Mariner’s to host benefit for flood-damaged churches

Mariner’s Harbor got hit pretty hard by Sandy, but is coming through to help two nearby houses of worship which also got hit. The Rondout restaurant is holding a fundraiser for the flood-devastated Riverview Baptist and New Central churches on Monday, Dec. 10 at 6 p.m.

Episcopal spiritualist Martin L. Smith wrote that while it’s difficult to understand and see God in a tragedy, God’s grace can be recognized in the response. In the early morning hours of Oct. 30, Mark and Sal Guido, owners of Mariner’s Harbor, found themselves standing outside of their popular eatery at 4 a.m. in total disbelief of the sight of seven commercial refrigerators flipped over and thousands of dollars of food and inventory floating in nearly 30 inches of water. Water which violently poured through the foundation and filled their 3,000-square-foot basement, easily overpowering five sump pumps.

All told, $40,000 worth of refrigerating and freezing systems, coolers, compressors, a hot water heater, computers and $10,000 worth of food and product were lost to the flood. It was even more devastating than the mud left from Irene only 14 months earlier, said Sal Guido. Firefighters cautioned the cousins against entering the restaurant, warning of danger from the electrified appliances floating in the water. Even the fire department’s two additional pumps were not enough to bail out the basement. “I was in shock,” said Sal, “Last year, the creek never even reached the building. Even the firefighters and [people who have been here their whole lives] have never seen it get this high before. … Since we didn’t get that much rain we didn’t think that we were going to get water like this … The creek had hit the front of the deck.”


Sal called Fini Boat Yard, which came in at 5 a.m. that day with special pumps that threw-out 400 gallons of water per minute. It still took hours and hours of pumping before the basement could even be walked through. The cousins cleaned around the clock for several days, joined by over 20 friends and community members. They said that even some customers who came expecting to eat actually rolled-up their sleeves and helped clean out the mess. One-hundred 160 insurance photos and a whole lot of elbow grease later, the restaurant opened for lunch by Thursday, Nov. 1, ever thankful to the friends, employees and community members who helped with the clean-up.

Their Port-of-Call restaurant in Catskill, favorably albeit precariously situated right on the river, suffered an even worse fate. Since there is no basement, the swollen tide filled the restaurant so swiftly that it even knocked over a 3,000-pound filled ice machine and carried it down the hallway. Mark said the computer systems they put on top of their desks were knocked off and carried away in the flooding river waters.
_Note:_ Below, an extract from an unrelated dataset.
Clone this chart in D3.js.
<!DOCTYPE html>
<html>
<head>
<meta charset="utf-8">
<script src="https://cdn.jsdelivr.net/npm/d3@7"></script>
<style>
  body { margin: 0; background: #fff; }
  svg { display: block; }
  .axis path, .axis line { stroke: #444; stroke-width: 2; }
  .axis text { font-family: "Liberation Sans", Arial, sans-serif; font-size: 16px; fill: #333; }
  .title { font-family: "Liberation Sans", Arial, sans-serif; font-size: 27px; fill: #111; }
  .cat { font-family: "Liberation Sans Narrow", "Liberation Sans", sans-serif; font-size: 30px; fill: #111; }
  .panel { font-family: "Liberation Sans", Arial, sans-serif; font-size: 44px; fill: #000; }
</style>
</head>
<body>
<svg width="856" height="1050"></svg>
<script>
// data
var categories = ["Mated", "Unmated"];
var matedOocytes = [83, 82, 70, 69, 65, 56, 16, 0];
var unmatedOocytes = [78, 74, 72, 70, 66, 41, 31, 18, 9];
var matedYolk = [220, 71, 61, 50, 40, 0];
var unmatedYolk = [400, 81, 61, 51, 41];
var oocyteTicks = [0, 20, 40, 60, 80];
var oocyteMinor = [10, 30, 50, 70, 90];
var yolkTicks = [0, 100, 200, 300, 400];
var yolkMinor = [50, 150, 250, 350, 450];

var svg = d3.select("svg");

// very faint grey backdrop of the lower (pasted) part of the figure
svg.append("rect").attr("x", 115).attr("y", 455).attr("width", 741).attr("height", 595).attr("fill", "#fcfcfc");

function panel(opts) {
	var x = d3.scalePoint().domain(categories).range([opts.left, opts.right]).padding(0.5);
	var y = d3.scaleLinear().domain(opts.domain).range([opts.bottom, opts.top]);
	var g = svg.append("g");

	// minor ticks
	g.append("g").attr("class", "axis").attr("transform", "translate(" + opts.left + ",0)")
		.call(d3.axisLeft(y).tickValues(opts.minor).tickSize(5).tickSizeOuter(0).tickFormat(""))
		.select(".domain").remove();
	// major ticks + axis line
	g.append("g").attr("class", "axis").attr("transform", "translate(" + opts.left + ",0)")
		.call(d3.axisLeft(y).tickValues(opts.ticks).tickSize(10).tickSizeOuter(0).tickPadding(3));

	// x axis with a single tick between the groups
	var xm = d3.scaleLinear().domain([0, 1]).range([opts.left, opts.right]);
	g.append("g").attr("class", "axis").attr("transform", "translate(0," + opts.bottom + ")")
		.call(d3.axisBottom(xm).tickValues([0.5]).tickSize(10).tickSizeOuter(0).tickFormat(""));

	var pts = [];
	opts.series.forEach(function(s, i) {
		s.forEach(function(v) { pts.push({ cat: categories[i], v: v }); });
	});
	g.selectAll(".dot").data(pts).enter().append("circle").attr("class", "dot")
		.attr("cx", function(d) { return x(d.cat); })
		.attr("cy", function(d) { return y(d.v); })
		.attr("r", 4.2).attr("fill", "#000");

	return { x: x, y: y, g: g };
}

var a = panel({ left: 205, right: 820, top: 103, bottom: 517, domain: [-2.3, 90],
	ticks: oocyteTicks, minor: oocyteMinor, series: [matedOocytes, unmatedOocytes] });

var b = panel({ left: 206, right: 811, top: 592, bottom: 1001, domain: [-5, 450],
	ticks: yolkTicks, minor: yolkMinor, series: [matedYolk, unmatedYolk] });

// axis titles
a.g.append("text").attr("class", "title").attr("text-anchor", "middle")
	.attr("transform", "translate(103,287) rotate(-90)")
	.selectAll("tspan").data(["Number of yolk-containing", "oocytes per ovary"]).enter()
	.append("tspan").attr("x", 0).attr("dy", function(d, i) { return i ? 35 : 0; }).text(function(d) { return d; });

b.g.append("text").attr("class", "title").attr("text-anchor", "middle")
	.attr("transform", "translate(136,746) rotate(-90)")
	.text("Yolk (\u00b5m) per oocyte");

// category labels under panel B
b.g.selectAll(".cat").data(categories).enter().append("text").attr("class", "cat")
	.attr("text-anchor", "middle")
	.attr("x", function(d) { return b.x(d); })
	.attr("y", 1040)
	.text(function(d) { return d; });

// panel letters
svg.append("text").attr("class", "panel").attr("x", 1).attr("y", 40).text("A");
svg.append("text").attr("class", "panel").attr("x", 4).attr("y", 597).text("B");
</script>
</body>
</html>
According to Mark, after the “100-year storm, Irene”, the cousins dumped nearly a million dollars of their own money into improvements to the restaurant with hopes to make it a year-round spot. They’ve been met with the bitter news that this “1,000-year event,”Sandy, will cost them $500,000 in repairs. For now, the doors are closed and the cousins are hopeful for an April reopening. Again.
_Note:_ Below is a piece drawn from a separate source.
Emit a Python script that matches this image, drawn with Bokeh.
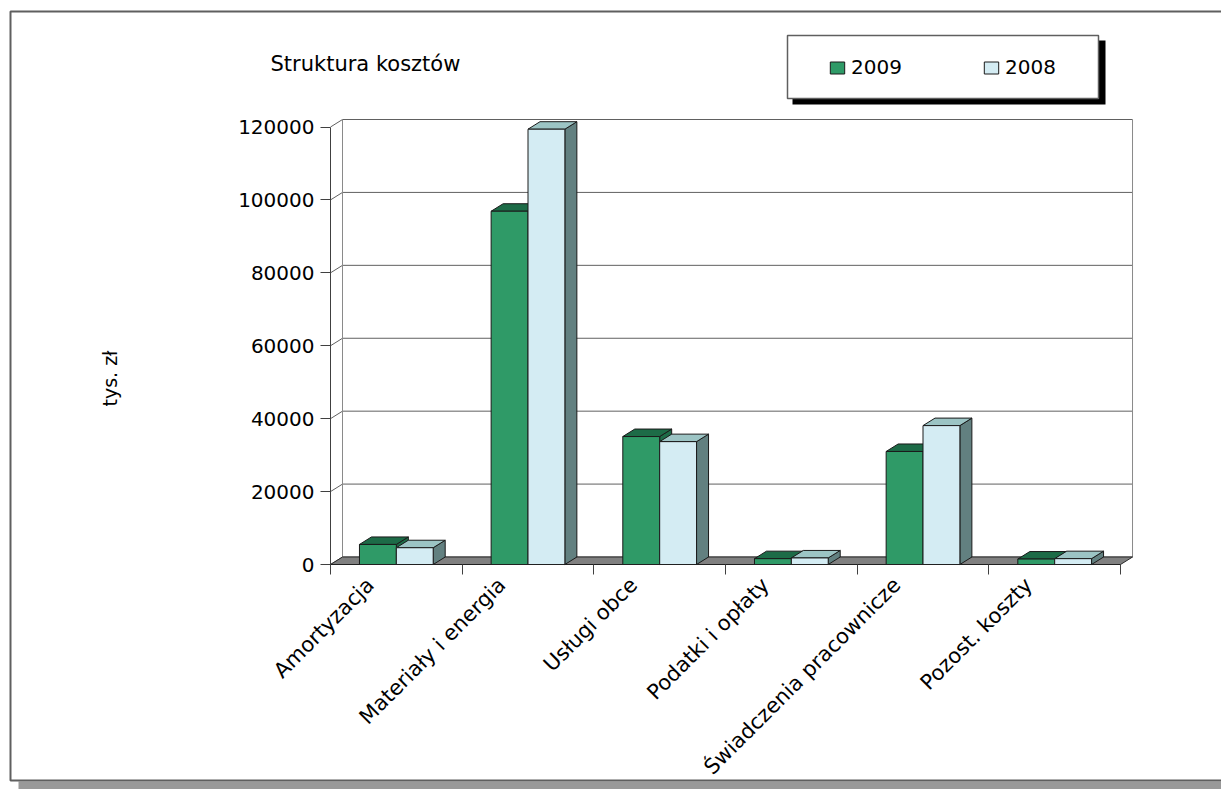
import numpy as np
from bokeh.plotting import figure
from bokeh.models import Range1d, LinearAxis, FixedTicker, Legend, LegendItem
from bokeh.core.properties import value
from bokeh.embed import file_html
from bokeh.resources import INLINE

# ---------------- data ----------------
categories = ["Amortyzacja", "Materiały i energia", "Usługi obce",
              "Podatki i opłaty", "Świadczenia pracownicze", "Pozost. koszty"]
series_names = ["2009", "2008"]
values_2009 = [5500, 96900, 35100, 1600, 31000, 1500]
values_2008 = [4600, 119400, 33700, 1800, 38100, 1600]
y_ticks = [0, 20000, 40000, 60000, 80000, 100000, 120000]
title_text = "Struktura kosztów"
y_label = "tys. zł"

# ---------------- geometry (pixel layout of the page) ----------------
W, H = 1221, 789
X0, CW = 330.0, 131.67          # px of first category edge, px per category
Y0, VS = 564.0, 437.5 / 120000  # px of zero, px per value unit
DXP, DYP = 12.0, 7.5            # depth offset in px

def PX(px):
    return (px - X0) / CW

def PY(py):
    return (Y0 - py) / VS

DX = DXP / CW
DY = DYP / VS
NC = len(categories)
BW = 0.28

FONT = "DejaVu Sans"
GREEN, GREEN_TOP = "#2f9a67", "#1d6b47"
LIGHT, LIGHT_TOP, LIGHT_SIDE = "#d4ecf3", "#9cc4c4", "#628080"
EDGE = "#1a1a1a"

p = figure(width=W, height=H, x_range=Range1d(PX(0), PX(W)), y_range=Range1d(PY(H), PY(0)),
           output_backend="svg", toolbar_location=None, min_border=0,
           x_axis_location=None, y_axis_location=None,
           outline_line_color=None, background_fill_color="white", border_fill_color="white")
p.grid.visible = False

# outer chart area with shadow
p.quad(left=[PX(18)], right=[PX(1240)], top=[PY(781)], bottom=[PY(800)],
       fill_color="#999999", line_color=None)
p.quad(left=[PX(10)], right=[PX(1240)], top=[PY(11)], bottom=[PY(780)],
       fill_color="white", line_color="#5f5f5f", line_width=2)

# back wall gridlines + left wall connectors
yt = np.array(y_ticks, dtype=float)
p.segment(x0=[DX] * len(yt), y0=yt + DY, x1=[NC + DX] * len(yt), y1=yt + DY,
          line_color="#606060", line_width=1)
p.segment(x0=[0] * len(yt), y0=yt, x1=[DX] * len(yt), y1=yt + DY,
          line_color="#606060", line_width=1)
p.segment(x0=[DX, NC + DX], y0=[DY, DY], x1=[DX, NC + DX], y1=[yt.max() + DY] * 2,
          line_color="#8a8a8a", line_width=1)

# floor
p.patch(x=[0, NC, NC + DX, DX], y=[0, 0, DY, DY], fill_color="#808080",
        line_color="#2a2a2a", line_width=1)

# bars
def faces(vals, offset):
    l = np.arange(NC) + 0.5 + offset
    r = l + BW
    v = np.array(vals, dtype=float)
    top_x = [[a, b, b + DX, a + DX] for a, b in zip(l, r)]
    top_y = [[h, h, h + DY, h + DY] for h in v]
    side_x = [[b, b + DX, b + DX, b] for b in r]
    side_y = [[0, DY, h + DY, h] for h in v]
    return l, r, v, top_x, top_y, side_x, side_y

gl, gr, gv, gtx, gty, gsx, gsy = faces(values_2009, -BW)
ll, lr, lv, ltx, lty, lsx, lsy = faces(values_2008, 0.0)

p.patches(xs=gsx, ys=gsy, fill_color=GREEN_TOP, line_color=EDGE, line_width=1)
p.patches(xs=gtx, ys=gty, fill_color=GREEN_TOP, line_color=EDGE, line_width=1)
gf = p.quad(left=gl, right=gr, bottom=0, top=gv, fill_color=GREEN, line_color=EDGE, line_width=1)
p.patches(xs=lsx, ys=lsy, fill_color=LIGHT_SIDE, line_color=EDGE, line_width=1)
p.patches(xs=ltx, ys=lty, fill_color=LIGHT_TOP, line_color=EDGE, line_width=1)
lf = p.quad(left=ll, right=lr, bottom=0, top=lv, fill_color=LIGHT, line_color=EDGE, line_width=1)

# axes
yaxis = LinearAxis(fixed_location=0, ticker=FixedTicker(ticks=y_ticks), bounds=(0, max(y_ticks)))
yaxis.major_tick_out = 10
yaxis.major_tick_in = 0
yaxis.minor_tick_line_color = None
yaxis.axis_line_color = "#404040"
yaxis.major_tick_line_color = "#404040"
yaxis.major_label_standoff = 6
yaxis.major_label_text_font = FONT
yaxis.major_label_text_font_size = "20px"
yaxis.major_label_text_color = "black"
yaxis.formatter.use_scientific = False
p.add_layout(yaxis, "left")

xaxis = LinearAxis(fixed_location=0, ticker=FixedTicker(ticks=list(range(NC + 1))), bounds=(0, NC))
xaxis.major_tick_out = 10
xaxis.major_tick_in = 0
xaxis.minor_tick_line_color = None
xaxis.axis_line_color = "#202020"
xaxis.major_tick_line_color = "#404040"
xaxis.major_label_overrides = {i: "" for i in range(NC + 1)}
p.add_layout(xaxis, "below")

# category labels
p.text(x=np.arange(NC) + 0.5, y=[0] * NC, text=categories, angle=np.pi / 4,
       text_align="right", text_baseline="middle", x_offset=-26, y_offset=17,
       text_font=value(FONT), text_font_size="21px", text_color="black")

# title and axis title
p.text(x=[PX(270)], y=[PY(63)], text=[title_text], text_align="left",
       text_baseline="alphabetic", text_font=value(FONT), text_font_size="21px",
       text_color="black")
p.text(x=[PX(109)], y=[PY(378)], text=[y_label], angle=np.pi / 2, text_align="center",
       text_baseline="middle", text_font=value(FONT), text_font_size="19px",
       text_color="black")

# legend box + shadow
p.quad(left=[PX(792)], right=[PX(1105)], top=[PY(40)], bottom=[PY(104)],
       fill_color="black", line_color=None)
p.quad(left=[PX(787)], right=[PX(1098)], top=[PY(35)], bottom=[PY(98)],
       fill_color="white", line_color="#5f5f5f", line_width=1.5)

legend = Legend(items=[LegendItem(label=series_names[0], renderers=[gf]),
                       LegendItem(label=series_names[1], renderers=[lf])],
                orientation="horizontal", location=(818, H - 89),
                padding=10, spacing=80, margin=0, glyph_width=18, glyph_height=15,
                label_standoff=5, label_width=51,
                label_text_font=FONT, label_text_font_size="20px",
                label_text_color="black",
                border_line_alpha=0, background_fill_alpha=0)
p.add_layout(legend)

open("out.html", "w").write(file_html(p, INLINE))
“It was upsetting,” said Mark. “It looked like a bomb went off. Water is worse than fire. Unlike Mariner’s, we couldn’t even get in the restaurant and wait for the water to recede for the next day. It’s just business, we have insurance we have our house and no one was hurt. The whole town of Catskill was devastated, and I don’t think they could rebound from that again.” Mark said Port-of-Call employs more than 60 in the summer months, and was planning to employ about 30 for the winter. The Guido family has been employing some of the Catskill employees at Mariner’s and Little Italy so people can hang onto their jobs. They have generously donated all of the food for the church’s fundraising event, citing unity in tragedy.

Like the Guidos, Riverview Baptist’s minister, the Rev. Doris “Hubbie” Edwards, said she was not expecting the waters either. Sewage filled the church four feet high, ruining 26 12-foot-long wooden pews, a nearly new double-oven six-burner commercial stove, a cherry wood desk and conference table, chairs, a copying machine, 143 hymnals, more than 30 Bibles, kitchen countertops, bathrooms, a computer, a TV, window treatments and on and on.

Edwards was recently installed at Riverview and finds herself within six weeks of taking the reins faced with tens of thousands of dollars in damage. Riverview has approximately 50-75 active congregants for whom they are continuing to offer Sunday services, Sunday school and Fellowship at Temple Emanuel on Albany Avenue from 9:45 a.m.-1:30 p.m. until the second week of December, at which point she hopes to at least have chairs for her congregants.

Recovering from disaster is not a new drill for Riverview Baptist, which rebuilt their church after a large fire in the 1990s and then required remediation after Irene.